Delegeler tarafından ayrı ayrı yapılacak olağanüstü genel kurul taleplerinin yasal ve gerektirici sebepleri açıkça belirtilmek ve ayrıca, iddialarını kanıtlayan delil vs. belgeleri taleplerine eklemek suretiyle, şahsen noter aracılığı ile Sendika yönetim kurulu başkanlığına intikal ettirilmesi şarttır. Genel kurul çağrısı, sendika yönetim kurulunca yapılır.
Olağanüstü genel kurul, öncelikle yazılı istekteki konular görüşülmek üzere toplanır.”
Somut uyuşmazlıkta davalı sendika … Şubesinin 9. olağan genel kurulu 23/03/2014 tarihinde icra edilmiş, daha sonra yine aynı şubede 13/09/2015 tarihinde olağanüstü genel kurul icra edildikten sonra sendika genel merkezi tarafından … şubenin 10. olağan genel kurulunun 18/12/2016 tarihinde yapılması kararlaştırılarak belirtilen tarihte de olağan genel kurul gerçekleştirilmiştir.

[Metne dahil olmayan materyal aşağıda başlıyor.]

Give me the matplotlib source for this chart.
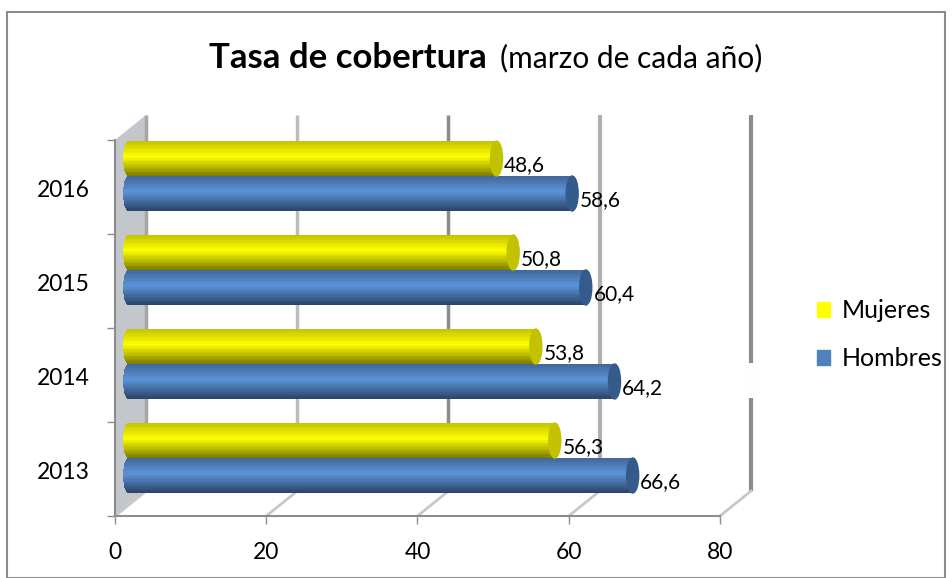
import matplotlib
matplotlib.use("Agg")
import matplotlib.pyplot as plt
import numpy as np
from matplotlib.colors import to_rgb
from matplotlib.patches import Ellipse, Patch, Polygon, Rectangle
from matplotlib.transforms import ScaledTranslation

plt.rcParams["font.family"] = ["Lato", "DejaVu Sans"]

years = ["2013", "2014", "2015", "2016"]
mujeres = [56.3, 53.8, 50.8, 48.6]
hombres = [66.6, 64.2, 60.4, 58.6]
x_ticks = [0, 20, 40, 60, 80]

W, H = 953, 578
DPI = 100
fig = plt.figure(figsize=(W / DPI, H / DPI), dpi=DPI)
ax = fig.add_axes([115 / W, 1 - 516 / H, 605 / W, 376 / H])
ax.set_xlim(0, 80)
ax.set_ylim(0, 4)


def shifted(dx, dy):
    # data coords pushed by some pixels, this fakes the 3D depth
    return ax.transData + ScaledTranslation(dx / DPI, dy / DPI, fig.dpi_scale_trans)


def band(c1, c2, c3, n):
    t = np.linspace(0, 1, n)
    stops = np.array([to_rgb(c1), to_rgb(c2), to_rgb(c3)])
    return [np.array([np.interp(v, [0, 0.45, 1], stops[:, i]) for i in range(3)]) for v in t]


def cylinder(y, h, value, c_top, c_mid, c_bot, c_cap, trans):
    n = 26
    cols = band(c_top, c_mid, c_bot, n)
    cap_w = 12 / 605 * 80
    # strips start further left near the middle, gives the rounded start of the bar
    for i, col in enumerate(cols):
        y0 = y + h / 2 - (i + 1) * h / n
        u = (i + 0.5) / n * 2 - 1
        left = -cap_w / 2 * np.sqrt(1 - u ** 2)
        ax.barh(y0, value - left, left=left, height=h / n * 1.05, align="edge", color=col, lw=0,
                transform=trans, zorder=4, clip_on=False)
    ax.add_patch(Ellipse((value, y), cap_w, h, color=c_cap, transform=trans, zorder=5, clip_on=False))


# outer frame
fig.add_artist(Rectangle((7 / W, 0), 938 / W, 1 - 12 / H, fill=False, ec="#8c8c8c", lw=1.5,
                         transform=fig.transFigure))

# side wall and back wall
back = shifted(31, 25)
ax.add_patch(Polygon([(0, 0), (0, 4), (31 / 605 * 80, 4 + 25 / 94), (31 / 605 * 80, 25 / 94)],
                     closed=True, fc="#c3c7cb", ec="none", zorder=1, clip_on=False))
grid_cols = ["#a6a6a6", "#bdbdbd", "#8c8c8c", "#b0b0b0", "#8c8c8c"]
grid_lws = [2.5, 2.5, 2.5, 3, 3]
for v, c, lw in zip(x_ticks, grid_cols, grid_lws):
    ax.plot([v, v], [0, 4], color=c, lw=lw, transform=back, zorder=2, clip_on=False,
            solid_capstyle="butt")
    # floor diagonals
    ax.plot([v, v + 31 / 605 * 80], [0, 25 / 94], color="#c8c8c8", lw=2, zorder=2, clip_on=False)
# the last grid line is broken next to 2014 in the original
ax.plot([80, 80], [0.99, 1.36], color="white", lw=4, transform=back, zorder=2.5, clip_on=False,
        solid_capstyle="butt")

# bars
bar_t = shifted(14, 11)
bar_h = 0.372
pos = np.arange(len(years)) + 0.5
for i, yr in enumerate(years):
    cylinder(pos[i] + bar_h / 2, bar_h, mujeres[i], "#c4c400", "#ffff00", "#7d7d00", "#c2c200", bar_t)
    cylinder(pos[i] - bar_h / 2, bar_h, hombres[i], "#41699a", "#5b94d8", "#2c4468", "#345b8c", bar_t)
    ax.annotate(f"{mujeres[i]:.1f}".replace(".", ","), (mujeres[i], pos[i] + bar_h / 2),
                xycoords=bar_t, xytext=(5.5, -5), textcoords="offset points",
                fontsize=15, va="center", ha="left", zorder=6, annotation_clip=False)
    ax.annotate(f"{hombres[i]:.1f}".replace(".", ","), (hombres[i], pos[i] - bar_h / 2),
                xycoords=bar_t, xytext=(5.5, -4.5), textcoords="offset points",
                fontsize=15, va="center", ha="left", zorder=6, annotation_clip=False)

# axes
for s in ("top", "right"):
    ax.spines[s].set_visible(False)
for s in ("left", "bottom"):
    ax.spines[s].set_color("#8c8c8c")
    ax.spines[s].set_linewidth(1.5)
ax.patch.set_alpha(0)
ax.set_xticks(x_ticks)
ax.set_yticks(range(5))
ax.set_yticklabels([])
ax.tick_params(axis="x", length=6, width=1, color="#8c8c8c", pad=13, labelsize=16.5)
ax.tick_params(axis="y", length=6, width=1, color="#8c8c8c")
for p, yr in zip(pos, years):
    ax.annotate(yr, (0, p), xycoords="data", xytext=(-18, -2.5), textcoords="offset points",
                fontsize=16.5, ha="right", va="center", annotation_clip=False)

# title
fig.text(487 / W, 1 - 58 / H, "Tasa de cobertura", fontsize=25, fontweight="bold",
         ha="right", va="center")
fig.text(500 / W, 1 - 58 / H, "(marzo de cada año)", fontsize=21.5, ha="left", va="center")

# legend
handles = [Patch(color="#ffff00", label="Mujeres"), Patch(color="#4f81bd", label="Hombres")]
fig.legend(handles=handles, loc="center left", bbox_to_anchor=(817 / W, 1 - 335 / H), frameon=False,
           fontsize=18, handlelength=0.52, handleheight=0.52, handletextpad=0.48, labelspacing=1.0,
           borderpad=0, borderaxespad=0)

fig.savefig("out.png", dpi=DPI)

6356 sayılı STİSK’nın 12’nci maddesinde olağan genel kurulların en geç dört yılda bir yapılması gerektiği belirtilmiştir. Düzenlemede yer alan “en geç” ibaresi ile, genel kurulların icrası bakımından sendika tüzüklerinde daha kısa bir süre düzenlenebilmesi için sendikalara takdir hakkı tanındığı ifade edilmelidir. Sendikaların işleyişinin demokratik esaslara aykırı olamayacağı ilkesinden hareketle, kanuni düzenleme ile genel kurulların icrası bakımından azami olarak dört yıllık bir üst sınır öngörülmüş, bu çerçevede sürenin belirlenmesi noktasında sendikalara yetki verilmiştir.
Bununla birlikte, sendika tüzüklerinde dört yıldan daha kısa bir süre öngörülmemesi durumunda, gerek genel merkez olağan genel kurullarının gerekse şube olağan genel kurullarının dört yılda bir yapılması gerektiği açıktır.
Somut olayda da, şube genel kurulunun kanunda öngörülen dört yıllık süreden daha kısa bir sürede yapılacağına dair sendika tüzüğünde herhangi bir düzenleme yer almadığından, şube olağan genel kurulunun dört yılda bir yapılması gerektiğinin kabulü zorunludur.
Bu açıklamalar karşısında belirtmek gerekir ki, … şubesinde 18/12/2016 tarihinde icra edilen genel kurul, bir olağanüstü genel kuruldur. Yukarıda ayrıntılı olarak açıklandığı üzere, olağanüstü genel kurulun icrası için ise, genel kurulun olağanüstü toplanmasını gerektirir somut, objektif ve ciddi sebeplerin mevcut olması şarttır. Somut olayda ise olağanüstü genel kurulun icrası için somut, objektif ve ciddi sebeplerin mevcudiyeti kanıtlanamadığından, birleşen davanın kabulü ile genel kurulun iptaline karar verilmesi gerekir.
Anılan hususlar gözetilmeksizin, eksik inceleme sonucunda İlk Derece Mahkemesince yazılı şekilde hüküm tesisi ve bu karara karşı yapılan istinaf başvurularının esastan reddi kararı hatalı olup bozmayı gerektirmiştir.
Sonuç:
1-Asıl davada; 7036 sayılı İş Mahkemeleri Kanunu’nun 8’inci maddesi uyarınca delege seçimlerinin iptaline ilişkin davanın reddine dair karar yönünden temyiz isteminin REDDİNE,
2-Birleşen davada; temyiz olunan Bölge Adliye Mahkemesi kararının ortadan kaldırılarak İlk Derece Mahkemesi kararının yukarıda yazılı sebeplerle BOZULMASINA, dosyanın kararı veren İlk Derece Mahkemesine gönderilmesine, bozma kararının bir örneğinin kararı veren Bölge Adliye Mahkemesine gönderilmesine, peşin alınan temyiz karar harcının istek halinde ilgiliye iadesine, 04/07/2019 tarihinde oybirliğiyle karar verildi.